**DATASET RECORDS:**
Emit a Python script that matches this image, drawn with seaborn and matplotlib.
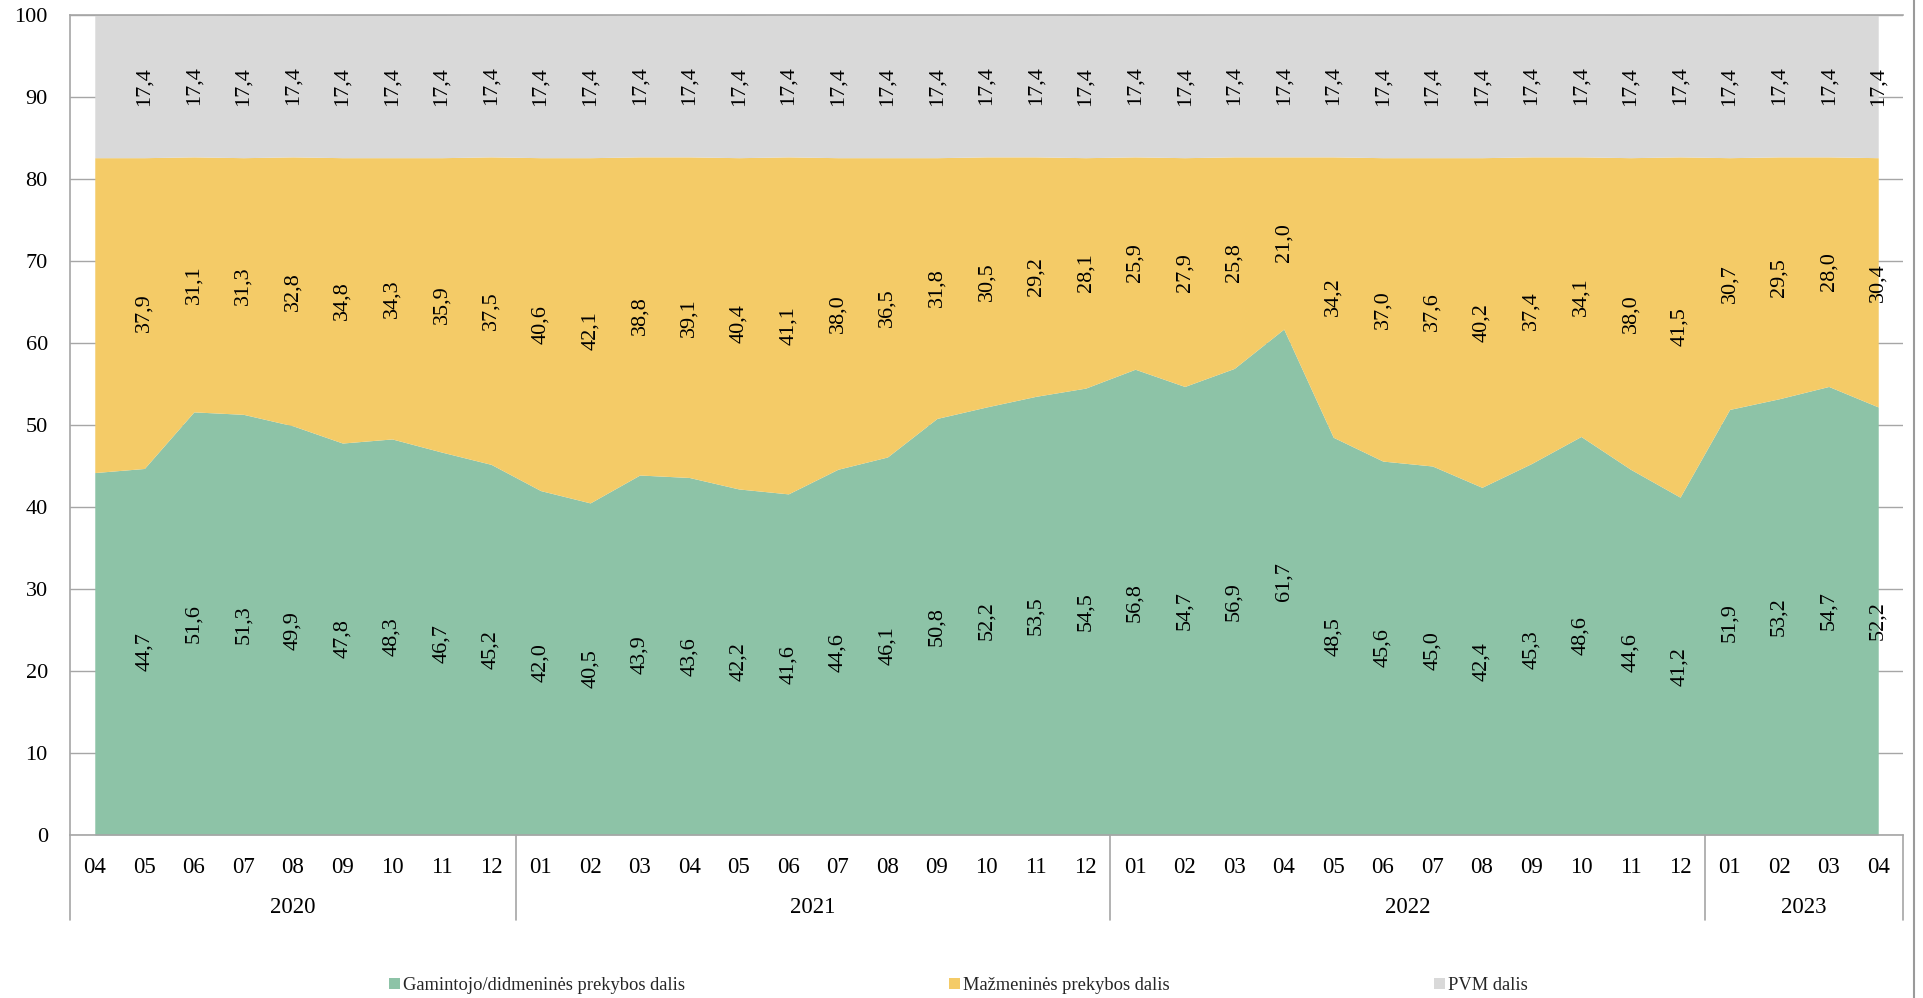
import numpy as np
import pandas as pd
import matplotlib
matplotlib.use("Agg")
import matplotlib.pyplot as plt
import matplotlib.transforms as mtransforms
from matplotlib.patches import Patch
from matplotlib.lines import Line2D
import seaborn as sns

# ---------------- data ----------------
months = ["04", "05", "06", "07", "08", "09", "10", "11", "12",
          "01", "02", "03", "04", "05", "06", "07", "08", "09", "10", "11", "12",
          "01", "02", "03", "04", "05", "06", "07", "08", "09", "10", "11", "12",
          "01", "02", "03", "04"]
years = ["2020", "2021", "2022", "2023"]
year_counts = [9, 12, 12, 4]

producer = [44.2, 44.7, 51.6, 51.3, 49.9, 47.8, 48.3, 46.7, 45.2,
            42.0, 40.5, 43.9, 43.6, 42.2, 41.6, 44.6, 46.1, 50.8, 52.2, 53.5, 54.5,
            56.8, 54.7, 56.9, 61.7, 48.5, 45.6, 45.0, 42.4, 45.3, 48.6, 44.6, 41.2,
            51.9, 53.2, 54.7, 52.2]
retail = [38.4, 37.9, 31.1, 31.3, 32.8, 34.8, 34.3, 35.9, 37.5,
          40.6, 42.1, 38.8, 39.1, 40.4, 41.1, 38.0, 36.5, 31.8, 30.5, 29.2, 28.1,
          25.9, 27.9, 25.8, 21.0, 34.2, 37.0, 37.6, 40.2, 37.4, 34.1, 38.0, 41.5,
          30.7, 29.5, 28.0, 30.4]
vat = [17.4] * 37

series_names = ["Gamintojo/didmeninės prekybos dalis", "Mažmeninės prekybos dalis", "PVM dalis"]
colors = ["#8DC3A7", "#F4CB67", "#D9D9D9"]
label_start = 1  # first month carries no data labels

# ---------------- style ----------------
sns.set_theme(style="white")
plt.rcParams["font.family"] = ["Liberation Serif", "DejaVu Serif"]
grid_col = "#A6A6A6"

fig = plt.figure(figsize=(19.24, 9.98), dpi=100)
ax = fig.add_axes([70 / 1924, 1 - 835 / 998, (1903 - 70) / 1924, 820 / 998])

x = np.arange(len(months))
df = pd.DataFrame({"x": x, "producer": producer, "retail": retail, "vat": vat})

ax.stackplot(df["x"], df["producer"], df["retail"], df["vat"],
             colors=colors, linewidth=0, zorder=2)

ax.set_xlim(-0.5, len(months) - 0.5)
ax.set_ylim(0, 100)
ax.set_yticks(np.arange(0, 101, 10))
ax.yaxis.grid(True, color=grid_col, linewidth=1.0, zorder=0)
ax.set_axisbelow(True)
ax.set_xticks(x)
ax.set_xticklabels(months)
ax.tick_params(axis="x", length=0, pad=16, labelsize=16.5, colors="black")
ax.tick_params(axis="y", length=0, pad=16, labelsize=16, colors="black")

for s in ["left", "bottom", "top"]:
    ax.spines[s].set_visible(True)
    ax.spines[s].set_color(grid_col)
    ax.spines[s].set_linewidth(1.2)
ax.spines["right"].set_visible(False)
ax.spines["top"].set_zorder(5)

# data labels
cum = np.zeros(len(months))
for vals in [producer, retail, vat]:
    v = np.array(vals)
    mids = cum + v / 2
    for i in range(label_start, len(months)):
        ax.text(x[i], mids[i], f"{v[i]:.1f}".replace(".", ","), rotation=90,
                ha="center", va="center", fontsize=16, color="black", zorder=6,
                clip_on=False)
    cum = cum + v

# year group separators and labels
trans = mtransforms.blended_transform_factory(ax.transData, ax.transAxes)
bounds = [-0.5]
for c in year_counts:
    bounds.append(bounds[-1] + c)
for b in bounds:
    ax.plot([b, b], [0, -0.104], transform=trans, color=grid_col, linewidth=1.2,
            clip_on=False, zorder=5)
for i, yr in enumerate(years):
    xc = (bounds[i] + bounds[i + 1]) / 2
    ax.text(xc, -0.088, yr, transform=trans, ha="center", va="center",
            fontsize=16.5, color="black")

# legend
handles = [Patch(facecolor=c, edgecolor="none") for c in colors]
fig.legend(handles, series_names, loc="center", bbox_to_anchor=(0.498, 0.0125),
           ncol=3, frameon=False, fontsize=13.3, handlelength=0.6, handleheight=0.6,
           handletextpad=0.15, columnspacing=14.3, borderpad=0, borderaxespad=0)

# right border line of the figure
fig.add_artist(Line2D([1914 / 1924, 1914 / 1924], [0, 1], transform=fig.transFigure,
                      color="#9A9A9A", linewidth=1.5))

fig.savefig("out.png", dpi=100)
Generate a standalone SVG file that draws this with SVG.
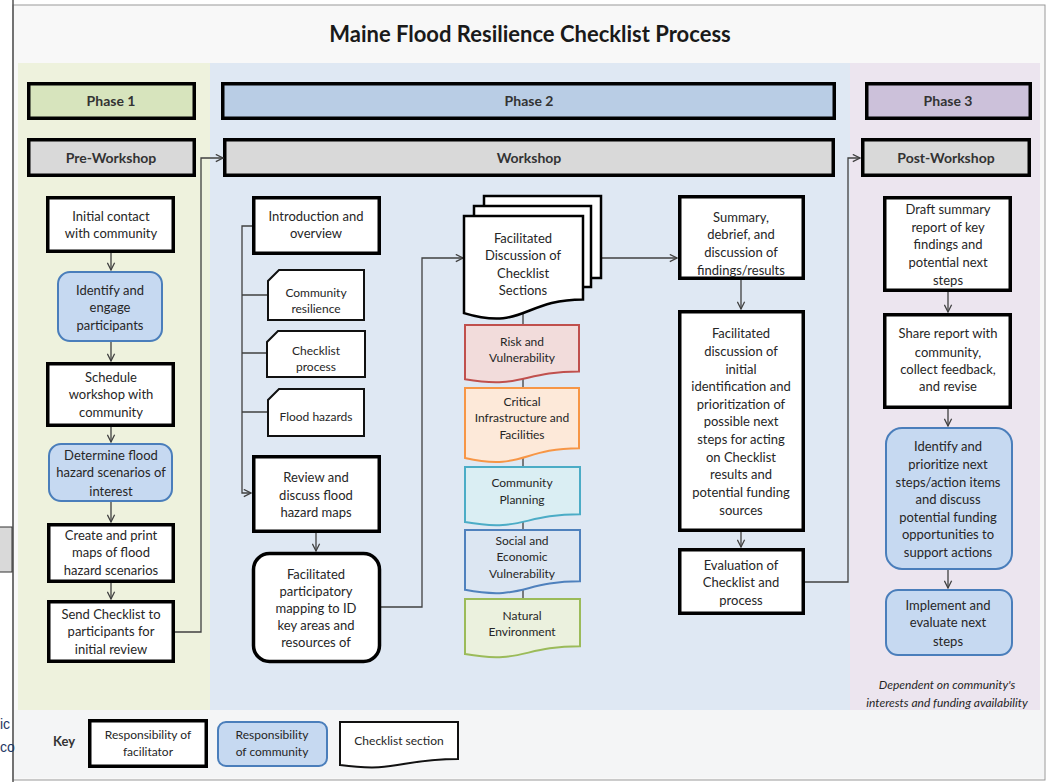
<svg xmlns="http://www.w3.org/2000/svg" width="1052" height="782" viewBox="0 0 1052 782">
<style>
text{font-family:Lato,"Liberation Sans",sans-serif;fill:#262626;text-anchor:middle}
.t{font-size:13px}
.s{font-size:12px}
.h{font-size:14px;font-weight:bold;fill:#333}
.fac{fill:#fff;stroke:#000;stroke-width:3.5}
.com{fill:#c6d9f1;stroke:#4a7ebb;stroke-width:2}
.card{fill:#fff;stroke:#111;stroke-width:2}
.hdr{stroke:#000;stroke-width:3.5}
.conn{fill:none;stroke:#404040;stroke-width:1.3}
</style>
<defs>
<marker id="arr" viewBox="0 0 10 10" refX="9" refY="5" markerWidth="9" markerHeight="9" orient="auto" markerUnits="userSpaceOnUse">
<path d="M1,1 L9,5 L1,9" fill="none" stroke="#404040" stroke-width="1.4"/>
</marker>
</defs>
<rect width="1052" height="782" fill="#fff"/>
<rect x="13" y="5" width="1032" height="775" fill="#f8f8f8" stroke="#9a9a9a" stroke-width="1"/>
<line x1="13" y1="0" x2="13" y2="782" stroke="#555" stroke-width="1.5"/>
<rect x="18" y="63" width="192" height="647" fill="#eef2dd"/>
<rect x="210" y="63" width="640" height="647" fill="#dfe8f3"/>
<rect x="850" y="63" width="190" height="647" fill="#ece5ef"/>
<rect x="14" y="710" width="1030" height="68" fill="#f4f5f6"/>
<rect x="-2" y="527" width="14" height="45" fill="#d9d9d9" stroke="#333" stroke-width="1"/>
<text x="0" y="729" style="text-anchor:start;font-family:'Liberation Sans',sans-serif;font-size:14px;fill:#1f3864">ic</text>
<text x="0" y="752" style="text-anchor:start;font-family:'Liberation Sans',sans-serif;font-size:14px;fill:#1f3864">co</text>
<text x="530" y="42" style="font-size:22px;font-weight:bold;fill:#1a1a1a">Maine Flood Resilience Checklist Process</text>

<g id="phase1"><rect class="hdr" x="28.75" y="83.75" width="165.5" height="34.5" fill="#d7e4bd"/><text class="h" x="111" y="106">Phase 1</text></g>
<g id="phase2"><rect class="hdr" x="222.75" y="83.75" width="611.5" height="34.5" fill="#b9cde5"/><text class="h" x="529" y="106">Phase 2</text></g>
<g id="phase3"><rect class="hdr" x="866.75" y="83.75" width="163.5" height="34.5" fill="#ccc1da"/><text class="h" x="948" y="106">Phase 3</text></g>
<g id="preworkshop"><rect class="hdr" x="28.75" y="139.75" width="165.5" height="35.5" fill="#d9d9d9"/><text class="h" x="111" y="163">Pre-Workshop</text></g>
<g id="workshop"><rect class="hdr" x="224.75" y="139.75" width="608.5" height="35.5" fill="#d9d9d9"/><text class="h" x="529" y="163">Workshop</text></g>
<g id="postworkshop"><rect class="hdr" x="862.75" y="139.75" width="166.5" height="35.5" fill="#d9d9d9"/><text class="h" x="946" y="163">Post-Workshop</text></g>

<g id="connectors">
<path class="conn" d="M111,253 V270" marker-end="url(#arr)"/>
<path class="conn" d="M111,342 V361" marker-end="url(#arr)"/>
<path class="conn" d="M111,427 V442" marker-end="url(#arr)"/>
<path class="conn" d="M111,502 V522" marker-end="url(#arr)"/>
<path class="conn" d="M111,583 V599" marker-end="url(#arr)"/>
<path class="conn" d="M175,632 H201 V158 H223" marker-end="url(#arr)"/>
<path class="conn" d="M252,226 H242 V493 H251" marker-end="url(#arr)"/>
<path class="conn" d="M242,295 H267 M242,353 H266 M242,412 H267"/>
<path class="conn" d="M316,533 V551" marker-end="url(#arr)"/>
<path class="conn" d="M381,607 H422 V258 H463" marker-end="url(#arr)"/>
<path class="conn" d="M602,258 H677" marker-end="url(#arr)"/>
<path class="conn" d="M523,313 V325 M523,379 V388 M523,458 V467 M523,522 V530 M523,590 V599"/>
<path class="conn" d="M741,280 V309" marker-end="url(#arr)"/>
<path class="conn" d="M741,532 V547" marker-end="url(#arr)"/>
<path class="conn" d="M805,582 H848 V158 H860" marker-end="url(#arr)"/>
<path class="conn" d="M948,292 V312" marker-end="url(#arr)"/>
<path class="conn" d="M948,409 V426" marker-end="url(#arr)"/>
<path class="conn" d="M948,570 V588" marker-end="url(#arr)"/>
</g>

<g id="initial-contact"><rect class="fac" x="47.75" y="197.75" width="125.5" height="53.5"/><text class="t" x="111" y="221">Initial contact</text><text class="t" x="111" y="238">with community</text></g>
<g id="identify-participants"><rect class="com" x="58" y="272" width="104" height="69" rx="12"/><text class="t" x="110" y="295">Identify and</text><text class="t" x="110" y="312">engage</text><text class="t" x="110" y="330">participants</text></g>
<g id="schedule"><rect class="fac" x="47.75" y="363.75" width="125.5" height="61.5"/><text class="t" x="111" y="382">Schedule</text><text class="t" x="111" y="399">workshop with</text><text class="t" x="111" y="417">community</text></g>
<g id="determine"><rect class="com" x="49" y="444" width="123" height="57" rx="12"/><text class="t" x="111" y="460">Determine flood</text><text class="t" x="111" y="477">hazard scenarios of</text><text class="t" x="111" y="496">interest</text></g>
<g id="create-maps"><rect class="fac" x="48.75" y="524.75" width="124.5" height="56.5"/><text class="t" x="111" y="540">Create and print</text><text class="t" x="111" y="557">maps of flood</text><text class="t" x="111" y="575">hazard scenarios</text></g>
<g id="send-checklist"><rect class="fac" x="48.75" y="601.75" width="124.5" height="59.5"/><text class="t" x="111" y="619">Send Checklist to</text><text class="t" x="111" y="636">participants for</text><text class="t" x="111" y="654">initial review</text></g>

<g id="introduction"><rect class="fac" x="253.75" y="197.75" width="125.5" height="55.5"/><text class="t" x="316" y="221">Introduction  and</text><text class="t" x="316" y="238">overview</text></g>
<g id="community-resilience"><path class="card" d="M279,270 H364 V320 H268 V281 Z"/><text class="s" x="316" y="297">Community</text><text class="s" x="316" y="313">resilience</text></g>
<g id="checklist-process"><path class="card" d="M278,331 H365 V377 H267 V342 Z"/><text class="s" x="316" y="355">Checklist</text><text class="s" x="316" y="371">process</text></g>
<g id="flood-hazards"><path class="card" d="M279,389 H364 V436 H268 V400 Z"/><text class="s" x="316" y="421">Flood hazards</text></g>
<g id="review-maps"><rect class="fac" x="253.75" y="456.75" width="125.5" height="74.5"/><text class="t" x="316" y="482">Review and</text><text class="t" x="316" y="500">discuss flood</text><text class="t" x="316" y="517">hazard maps</text></g>
<g id="participatory-mapping"><rect class="fac" x="253.5" y="553.5" width="126" height="108" rx="16"/><text class="t" x="316" y="579">Facilitated</text><text class="t" x="316" y="596">participatory</text><text class="t" x="316" y="613">mapping to ID</text><text class="t" x="316" y="630">key areas and</text><text class="t" x="316" y="647">resources of</text></g>

<g id="facilitated-discussion">
<rect x="484" y="196" width="117" height="82" fill="#fff" stroke="#000" stroke-width="2.5"/>
<rect x="474" y="206" width="117" height="81" fill="#fff" stroke="#000" stroke-width="2.5"/>
<path d="M464,216 H583 V299.4 C523.5,299.4 523.5,331.1 464,313.1 Z" fill="#fff" stroke="#000" stroke-width="2.5"/>
<text class="t" x="523" y="243">Facilitated</text><text class="t" x="523" y="260">Discussion of</text><text class="t" x="523" y="278">Checklist</text><text class="t" x="523" y="295">Sections</text>
</g>
<g id="risk"><path d="M465,325 H579 V371.5 C522,371.5 522,389.2 465,379.2 Z" fill="#f2dcdb" stroke="#c0504d" stroke-width="2"/><text class="s" x="522" y="346">Risk and</text><text class="s" x="522" y="362">Vulnerability</text></g>
<g id="critical"><path d="M465,388 H579 V448.2 C522,448.2 522,471 465,458 Z" fill="#fde9d9" stroke="#f79646" stroke-width="2"/><text class="s" x="522" y="406">Critical</text><text class="s" x="522" y="422">Infrastructure and</text><text class="s" x="522" y="439">Facilities</text></g>
<g id="planning"><path d="M465,467 H580 V514.3 C522.5,514.3 522.5,532.3 465,522.1 Z" fill="#daeef3" stroke="#4bacc6" stroke-width="2"/><text class="s" x="522" y="487">Community</text><text class="s" x="522" y="504">Planning</text></g>
<g id="social"><path d="M465,530 H580 V581.3 C522.5,581.3 522.5,600.8 465,589.8 Z" fill="#dce6f2" stroke="#4f81bd" stroke-width="2"/><text class="s" x="522" y="545">Social and</text><text class="s" x="522" y="561">Economic</text><text class="s" x="522" y="578">Vulnerability</text></g>
<g id="natural"><path d="M465,599 H580 V646.3 C522.5,646.3 522.5,664.3 465,654.1 Z" fill="#ebf1de" stroke="#9bbb59" stroke-width="2"/><text class="s" x="522" y="620">Natural</text><text class="s" x="522" y="636">Environment</text></g>

<g id="summary"><rect class="fac" x="679.75" y="196.75" width="123.5" height="81.5"/><text class="t" x="741" y="222">Summary,</text><text class="t" x="741" y="239">debrief, and</text><text class="t" x="741" y="257">discussion of</text><text class="t" x="741" y="275">findings/results</text></g>
<g id="next-steps-discussion"><rect class="fac" x="679.75" y="311.75" width="123.5" height="218.5"/>
<text class="t" x="741" y="338">Facilitated</text><text class="t" x="741" y="356">discussion of</text><text class="t" x="741" y="374">initial</text><text class="t" x="741" y="391">identification and</text><text class="t" x="741" y="409">prioritization of</text><text class="t" x="741" y="426">possible next</text><text class="t" x="741" y="444">steps for acting</text><text class="t" x="741" y="462">on Checklist</text><text class="t" x="741" y="479">results and</text><text class="t" x="741" y="497">potential funding</text><text class="t" x="741" y="515">sources</text></g>
<g id="evaluation"><rect class="fac" x="679.75" y="549.75" width="123.5" height="63.5"/><text class="t" x="741" y="570">Evaluation of</text><text class="t" x="741" y="587">Checklist and</text><text class="t" x="741" y="605">process</text></g>

<g id="draft-report"><rect class="fac" x="884.75" y="197.75" width="125.5" height="92.5"/><text class="t" x="948" y="214">Draft summary</text><text class="t" x="948" y="232">report of key</text><text class="t" x="948" y="249">findings and</text><text class="t" x="948" y="267">potential next</text><text class="t" x="948" y="285">steps</text></g>
<g id="share-report"><rect class="fac" x="884.75" y="314.75" width="125.5" height="92.5"/><text class="t" x="948" y="338">Share report with</text><text class="t" x="948" y="357">community,</text><text class="t" x="948" y="374">collect feedback,</text><text class="t" x="948" y="391">and revise</text></g>
<g id="prioritize"><rect class="com" x="886" y="428" width="126" height="141" rx="16"/><text class="t" x="948" y="451">Identify and</text><text class="t" x="948" y="469">prioritize next</text><text class="t" x="948" y="487">steps/action items</text><text class="t" x="948" y="504">and discuss</text><text class="t" x="948" y="522">potential funding</text><text class="t" x="948" y="539">opportunities to</text><text class="t" x="948" y="557">support actions</text></g>
<g id="implement"><rect class="com" x="886" y="590" width="126" height="65" rx="12"/><text class="t" x="948" y="610">Implement and</text><text class="t" x="948" y="627">evaluate next</text><text class="t" x="948" y="646">steps</text></g>
<g id="note"><text class="s" x="947" y="689" style="font-style:italic">Dependent on community's</text><text class="s" x="947" y="707" style="font-style:italic">interests and funding availability</text></g>

<g id="key">
<text x="64" y="746" style="font-size:13px;font-weight:bold;fill:#333">Key</text>
<rect class="fac" x="89.75" y="720.75" width="116.5" height="45.5"/><text class="s" x="148" y="739">Responsibility of</text><text class="s" x="148" y="756">facilitator</text>
<rect class="com" x="218" y="722" width="109" height="44" rx="8"/><text class="s" x="272" y="739">Responsibility</text><text class="s" x="272" y="756">of community</text>
<path d="M340,722 H458 V758.9 C399,758.9 399,772.9 340,765 Z" fill="#fff" stroke="#111" stroke-width="2"/><text class="s" x="399" y="745">Checklist section</text>
</g>
</svg>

**PROBLEM STATEMENT:** Pick out all lines from the data above in which the word "that" appears.

**SOLUTION TO THIS PROBLEM:**
Emit a Python script that matches this image, drawn with seaborn and matplotlib.
Generate a standalone SVG file that draws this with SVG.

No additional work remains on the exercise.